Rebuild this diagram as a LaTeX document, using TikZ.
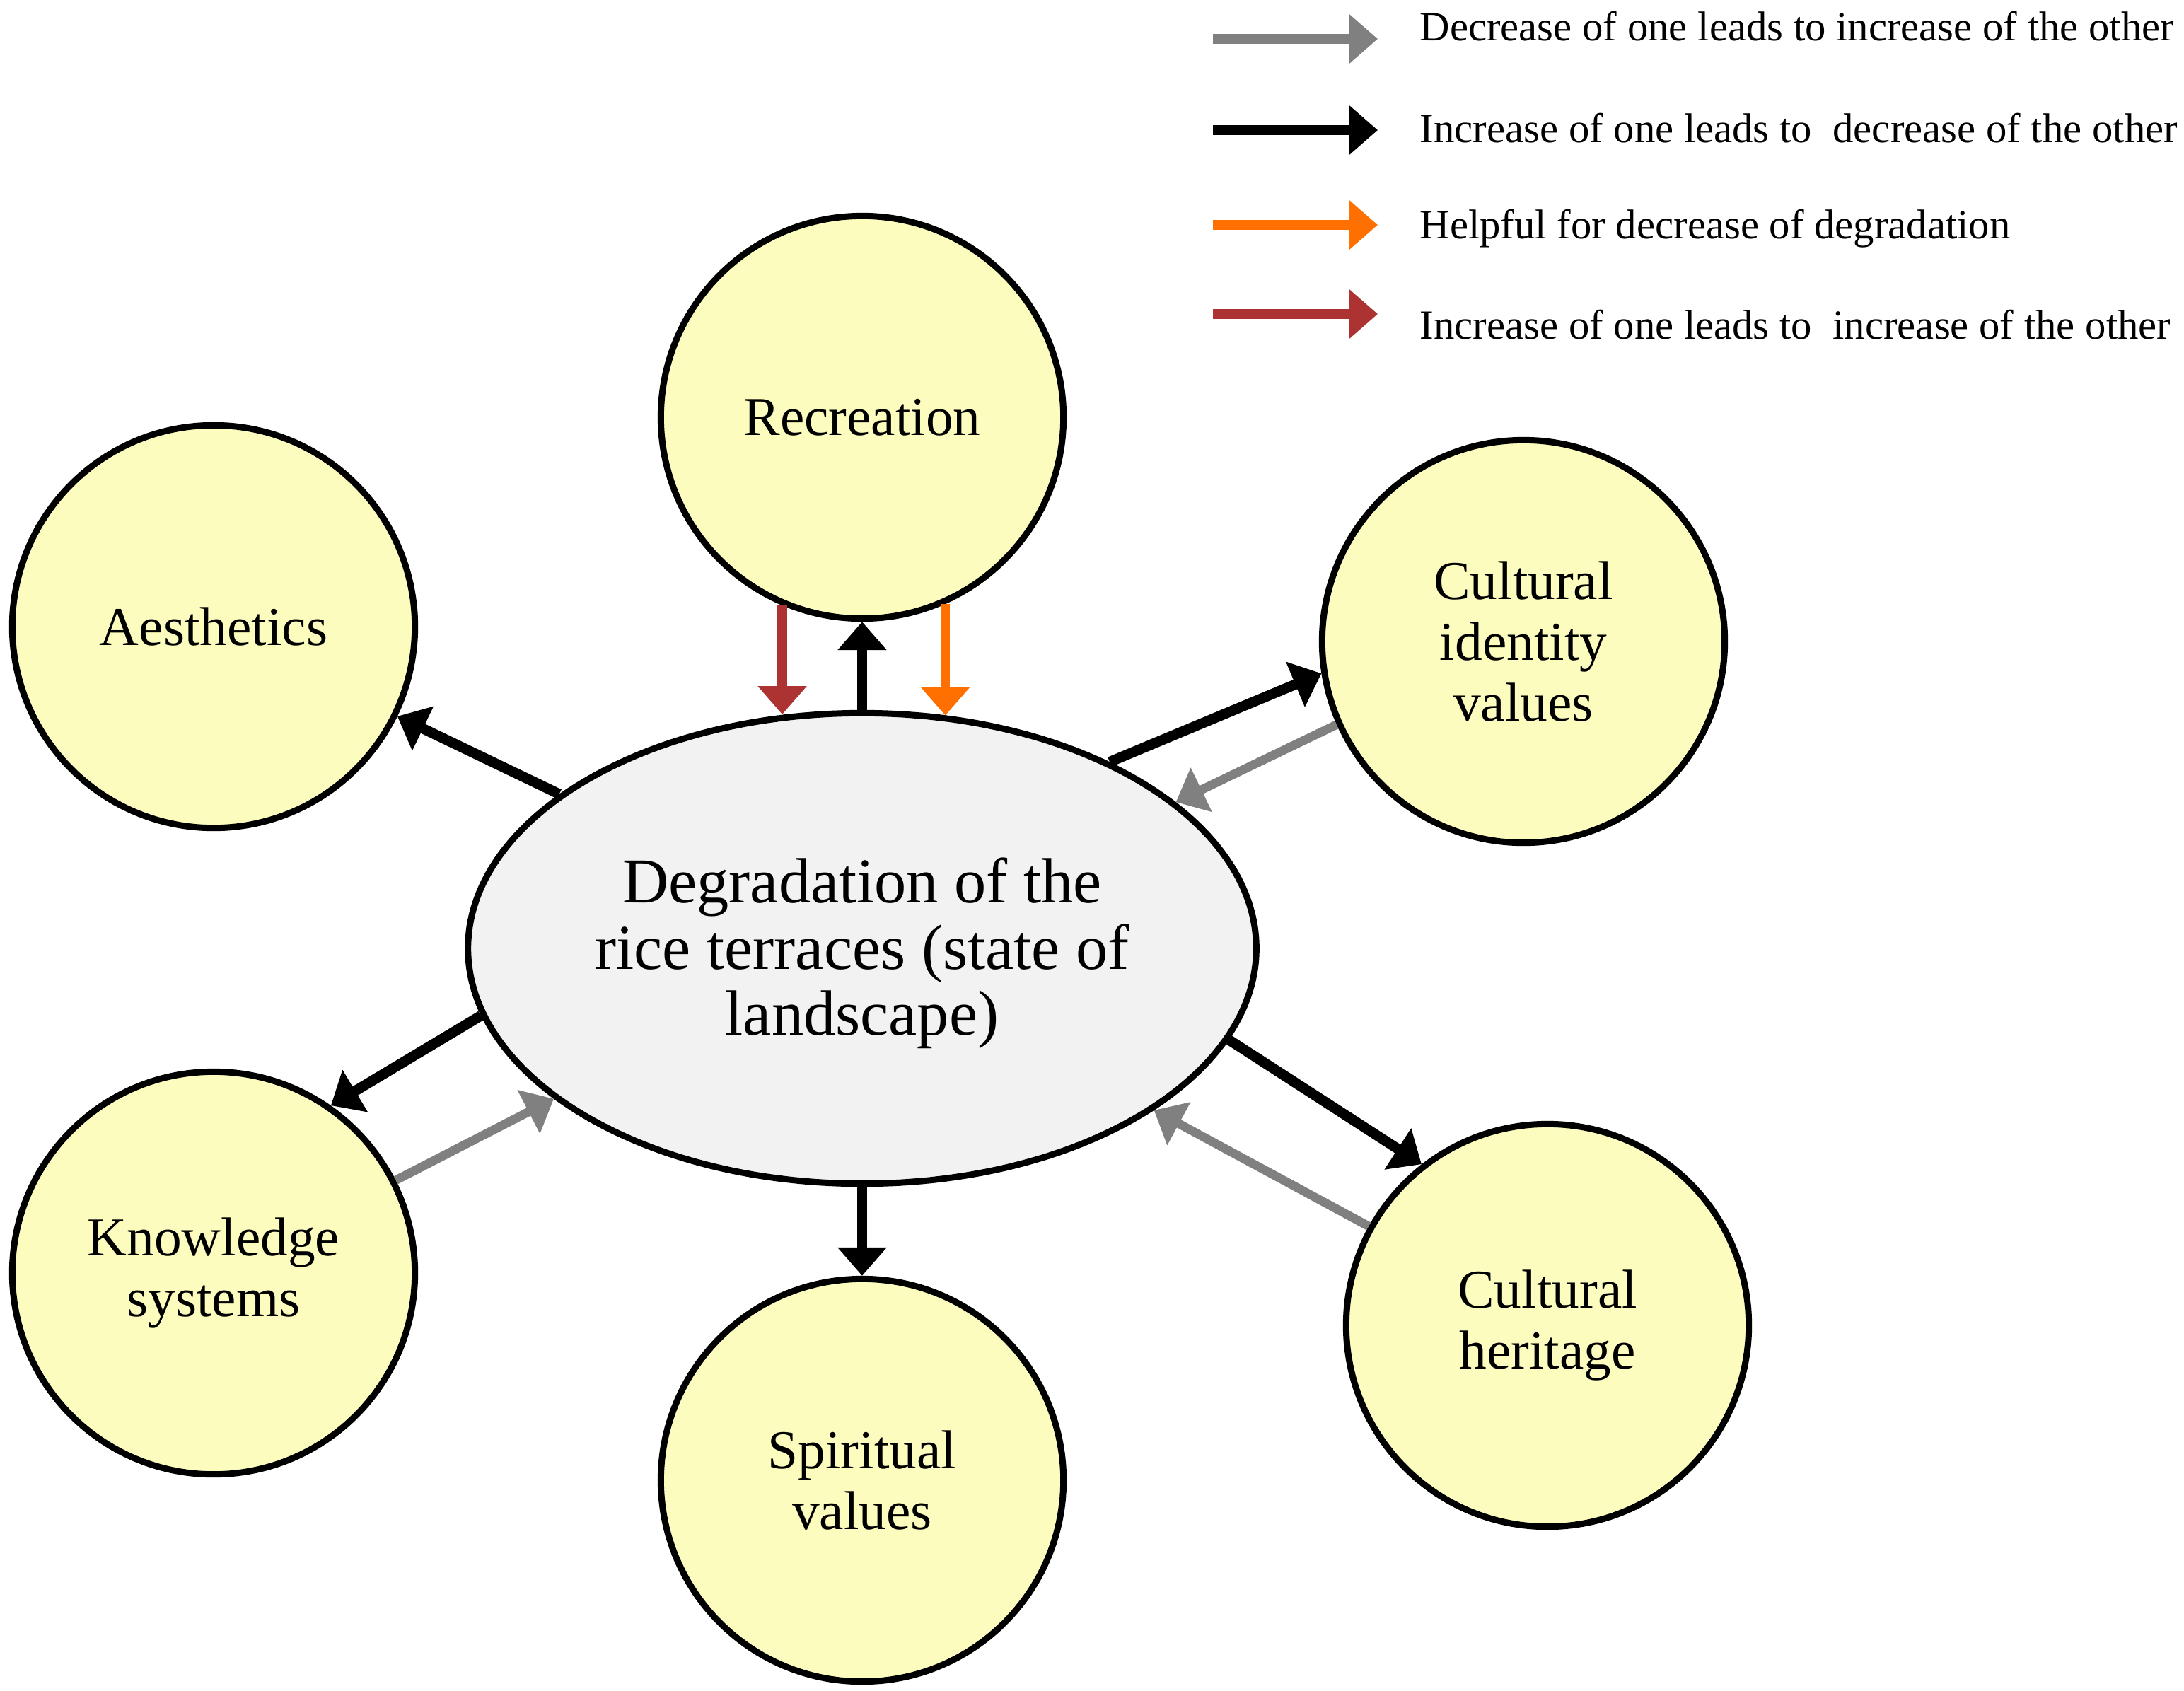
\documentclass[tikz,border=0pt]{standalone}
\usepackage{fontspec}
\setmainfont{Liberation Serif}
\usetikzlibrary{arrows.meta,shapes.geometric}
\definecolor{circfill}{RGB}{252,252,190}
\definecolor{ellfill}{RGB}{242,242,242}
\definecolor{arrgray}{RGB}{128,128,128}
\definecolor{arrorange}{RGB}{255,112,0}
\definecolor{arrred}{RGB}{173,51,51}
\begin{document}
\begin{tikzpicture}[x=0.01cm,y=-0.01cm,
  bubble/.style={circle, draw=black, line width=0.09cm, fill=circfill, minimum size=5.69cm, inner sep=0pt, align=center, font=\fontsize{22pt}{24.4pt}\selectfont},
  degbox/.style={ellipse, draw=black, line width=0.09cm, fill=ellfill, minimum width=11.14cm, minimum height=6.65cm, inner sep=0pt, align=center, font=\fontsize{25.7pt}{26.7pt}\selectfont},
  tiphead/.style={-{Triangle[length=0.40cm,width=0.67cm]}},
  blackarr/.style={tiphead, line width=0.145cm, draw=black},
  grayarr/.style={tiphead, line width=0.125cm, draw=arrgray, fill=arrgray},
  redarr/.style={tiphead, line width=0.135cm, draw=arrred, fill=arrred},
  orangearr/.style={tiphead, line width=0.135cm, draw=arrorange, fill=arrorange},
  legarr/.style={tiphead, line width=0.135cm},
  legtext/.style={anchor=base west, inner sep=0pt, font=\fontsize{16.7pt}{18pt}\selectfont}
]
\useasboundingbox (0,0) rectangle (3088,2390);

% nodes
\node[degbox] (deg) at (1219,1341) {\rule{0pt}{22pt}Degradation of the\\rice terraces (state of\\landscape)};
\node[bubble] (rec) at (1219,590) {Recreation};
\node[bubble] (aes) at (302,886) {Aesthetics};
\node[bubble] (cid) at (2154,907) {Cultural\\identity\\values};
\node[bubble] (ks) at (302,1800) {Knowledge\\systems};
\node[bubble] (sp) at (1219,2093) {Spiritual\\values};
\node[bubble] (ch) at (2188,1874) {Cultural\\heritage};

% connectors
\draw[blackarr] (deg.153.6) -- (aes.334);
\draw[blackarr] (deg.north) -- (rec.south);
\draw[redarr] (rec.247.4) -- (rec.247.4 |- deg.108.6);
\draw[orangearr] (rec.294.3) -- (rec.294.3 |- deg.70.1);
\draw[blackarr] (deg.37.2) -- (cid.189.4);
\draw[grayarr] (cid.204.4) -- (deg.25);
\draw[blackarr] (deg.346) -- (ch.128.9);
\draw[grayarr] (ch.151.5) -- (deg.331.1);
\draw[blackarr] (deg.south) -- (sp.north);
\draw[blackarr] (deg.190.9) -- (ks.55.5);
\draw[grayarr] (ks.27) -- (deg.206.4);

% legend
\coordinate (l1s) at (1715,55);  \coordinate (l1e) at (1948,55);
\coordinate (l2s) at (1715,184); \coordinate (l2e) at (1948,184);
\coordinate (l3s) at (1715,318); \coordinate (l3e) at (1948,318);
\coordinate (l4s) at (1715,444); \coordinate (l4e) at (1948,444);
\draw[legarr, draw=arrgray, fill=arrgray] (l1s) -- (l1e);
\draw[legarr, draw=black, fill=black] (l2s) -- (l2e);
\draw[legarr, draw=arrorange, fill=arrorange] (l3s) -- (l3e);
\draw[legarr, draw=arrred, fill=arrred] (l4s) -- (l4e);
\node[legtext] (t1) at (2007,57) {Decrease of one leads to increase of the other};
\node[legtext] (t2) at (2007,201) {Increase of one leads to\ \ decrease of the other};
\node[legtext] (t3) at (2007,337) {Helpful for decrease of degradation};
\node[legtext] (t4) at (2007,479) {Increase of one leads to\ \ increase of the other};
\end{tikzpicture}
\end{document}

=-=-=-=-=

- **INSTRUCTIONS TO FOLLOW**:
Reproduce the material word for word, minus the images.

- **FINAL ANSWER**:
Rebuild this diagram as a LaTeX document, using TikZ.
\documentclass[tikz,border=0pt]{standalone}
\usepackage{fontspec}
\setmainfont{Liberation Serif}
\usetikzlibrary{arrows.meta,shapes.geometric}
\definecolor{circfill}{RGB}{252,252,190}
\definecolor{ellfill}{RGB}{242,242,242}
\definecolor{arrgray}{RGB}{128,128,128}
\definecolor{arrorange}{RGB}{255,112,0}
\definecolor{arrred}{RGB}{173,51,51}
\begin{document}
\begin{tikzpicture}[x=0.01cm,y=-0.01cm,
  bubble/.style={circle, draw=black, line width=0.09cm, fill=circfill, minimum size=5.69cm, inner sep=0pt, align=center, font=\fontsize{22pt}{24.4pt}\selectfont},
  degbox/.style={ellipse, draw=black, line width=0.09cm, fill=ellfill, minimum width=11.14cm, minimum height=6.65cm, inner sep=0pt, align=center, font=\fontsize{25.7pt}{26.7pt}\selectfont},
  tiphead/.style={-{Triangle[length=0.40cm,width=0.67cm]}},
  blackarr/.style={tiphead, line width=0.145cm, draw=black},
  grayarr/.style={tiphead, line width=0.125cm, draw=arrgray, fill=arrgray},
  redarr/.style={tiphead, line width=0.135cm, draw=arrred, fill=arrred},
  orangearr/.style={tiphead, line width=0.135cm, draw=arrorange, fill=arrorange},
  legarr/.style={tiphead, line width=0.135cm},
  legtext/.style={anchor=base west, inner sep=0pt, font=\fontsize{16.7pt}{18pt}\selectfont}
]
\useasboundingbox (0,0) rectangle (3088,2390);

% nodes
\node[degbox] (deg) at (1219,1341) {\rule{0pt}{22pt}Degradation of the\\rice terraces (state of\\landscape)};
\node[bubble] (rec) at (1219,590) {Recreation};
\node[bubble] (aes) at (302,886) {Aesthetics};
\node[bubble] (cid) at (2154,907) {Cultural\\identity\\values};
\node[bubble] (ks) at (302,1800) {Knowledge\\systems};
\node[bubble] (sp) at (1219,2093) {Spiritual\\values};
\node[bubble] (ch) at (2188,1874) {Cultural\\heritage};

% connectors
\draw[blackarr] (deg.153.6) -- (aes.334);
\draw[blackarr] (deg.north) -- (rec.south);
\draw[redarr] (rec.247.4) -- (rec.247.4 |- deg.108.6);
\draw[orangearr] (rec.294.3) -- (rec.294.3 |- deg.70.1);
\draw[blackarr] (deg.37.2) -- (cid.189.4);
\draw[grayarr] (cid.204.4) -- (deg.25);
\draw[blackarr] (deg.346) -- (ch.128.9);
\draw[grayarr] (ch.151.5) -- (deg.331.1);
\draw[blackarr] (deg.south) -- (sp.north);
\draw[blackarr] (deg.190.9) -- (ks.55.5);
\draw[grayarr] (ks.27) -- (deg.206.4);

% legend
\coordinate (l1s) at (1715,55);  \coordinate (l1e) at (1948,55);
\coordinate (l2s) at (1715,184); \coordinate (l2e) at (1948,184);
\coordinate (l3s) at (1715,318); \coordinate (l3e) at (1948,318);
\coordinate (l4s) at (1715,444); \coordinate (l4e) at (1948,444);
\draw[legarr, draw=arrgray, fill=arrgray] (l1s) -- (l1e);
\draw[legarr, draw=black, fill=black] (l2s) -- (l2e);
\draw[legarr, draw=arrorange, fill=arrorange] (l3s) -- (l3e);
\draw[legarr, draw=arrred, fill=arrred] (l4s) -- (l4e);
\node[legtext] (t1) at (2007,57) {Decrease of one leads to increase of the other};
\node[legtext] (t2) at (2007,201) {Increase of one leads to\ \ decrease of the other};
\node[legtext] (t3) at (2007,337) {Helpful for decrease of degradation};
\node[legtext] (t4) at (2007,479) {Increase of one leads to\ \ increase of the other};
\end{tikzpicture}
\end{document}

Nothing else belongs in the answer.